***** RECORDS FOR THE TASK

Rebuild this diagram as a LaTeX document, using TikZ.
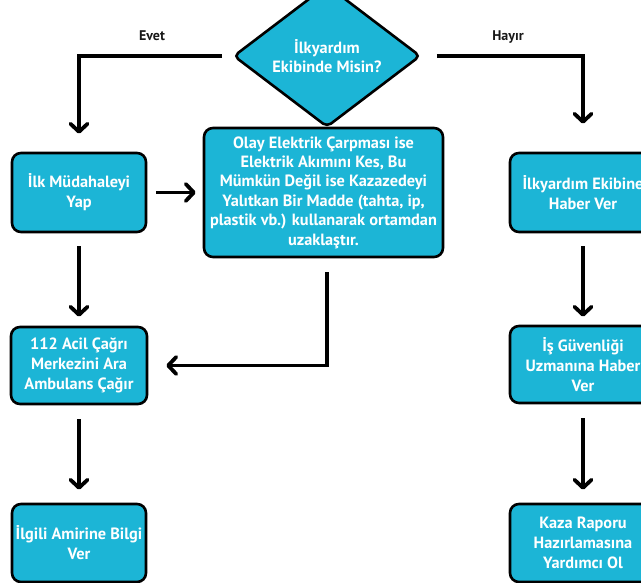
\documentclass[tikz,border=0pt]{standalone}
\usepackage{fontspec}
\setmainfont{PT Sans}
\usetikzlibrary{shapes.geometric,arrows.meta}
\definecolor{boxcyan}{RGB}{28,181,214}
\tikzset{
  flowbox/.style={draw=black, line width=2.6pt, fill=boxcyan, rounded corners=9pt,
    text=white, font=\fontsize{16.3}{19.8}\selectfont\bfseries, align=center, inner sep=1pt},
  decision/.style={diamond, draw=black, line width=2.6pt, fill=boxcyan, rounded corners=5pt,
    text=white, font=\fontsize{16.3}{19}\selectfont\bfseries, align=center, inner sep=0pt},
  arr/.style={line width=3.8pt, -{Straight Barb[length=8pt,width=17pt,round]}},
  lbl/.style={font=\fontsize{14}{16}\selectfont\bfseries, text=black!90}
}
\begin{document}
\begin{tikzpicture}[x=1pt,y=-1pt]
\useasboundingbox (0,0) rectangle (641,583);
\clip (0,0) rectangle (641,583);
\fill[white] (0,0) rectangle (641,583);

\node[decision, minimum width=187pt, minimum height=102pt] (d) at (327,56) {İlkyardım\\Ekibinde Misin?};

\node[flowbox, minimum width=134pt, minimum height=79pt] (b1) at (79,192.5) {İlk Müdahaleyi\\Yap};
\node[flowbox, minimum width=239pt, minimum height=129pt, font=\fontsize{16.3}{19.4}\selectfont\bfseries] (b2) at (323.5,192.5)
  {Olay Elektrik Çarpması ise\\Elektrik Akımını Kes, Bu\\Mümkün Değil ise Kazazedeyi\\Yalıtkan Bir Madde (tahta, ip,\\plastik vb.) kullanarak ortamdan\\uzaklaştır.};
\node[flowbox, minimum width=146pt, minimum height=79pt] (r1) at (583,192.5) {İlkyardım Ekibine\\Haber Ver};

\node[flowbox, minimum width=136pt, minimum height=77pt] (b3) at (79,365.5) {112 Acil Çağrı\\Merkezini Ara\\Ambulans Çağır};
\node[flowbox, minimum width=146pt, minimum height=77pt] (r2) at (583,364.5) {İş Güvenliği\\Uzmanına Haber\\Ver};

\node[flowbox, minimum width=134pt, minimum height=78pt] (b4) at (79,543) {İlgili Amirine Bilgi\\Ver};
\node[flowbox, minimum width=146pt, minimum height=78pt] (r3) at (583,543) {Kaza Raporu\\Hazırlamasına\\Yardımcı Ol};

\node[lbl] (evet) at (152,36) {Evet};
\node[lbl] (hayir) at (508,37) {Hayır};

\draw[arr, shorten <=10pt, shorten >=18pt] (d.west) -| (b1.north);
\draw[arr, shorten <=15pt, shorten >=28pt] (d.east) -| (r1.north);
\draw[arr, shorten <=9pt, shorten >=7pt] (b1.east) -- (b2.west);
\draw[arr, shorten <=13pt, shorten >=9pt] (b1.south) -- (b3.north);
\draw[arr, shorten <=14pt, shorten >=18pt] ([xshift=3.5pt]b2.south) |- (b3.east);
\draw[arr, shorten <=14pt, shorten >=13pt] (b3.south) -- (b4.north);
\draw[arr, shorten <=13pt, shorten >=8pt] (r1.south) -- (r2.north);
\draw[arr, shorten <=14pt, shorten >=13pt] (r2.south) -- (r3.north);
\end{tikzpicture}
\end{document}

**********
***** RECORDS FOR THE TASK

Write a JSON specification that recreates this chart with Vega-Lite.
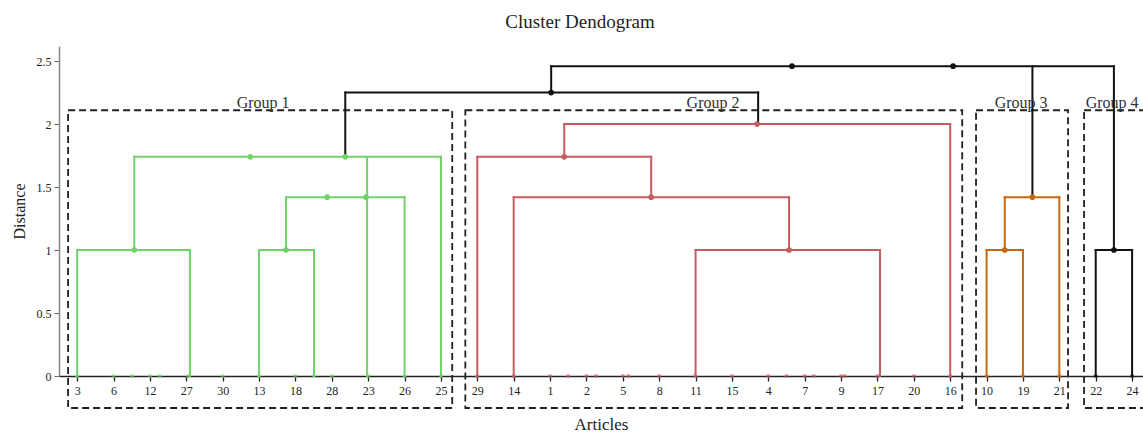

**********

EXERCISE REQUIREMENTS
Tally the lines in the listing that hold "this" and report the number alone.

TASK ANSWER
2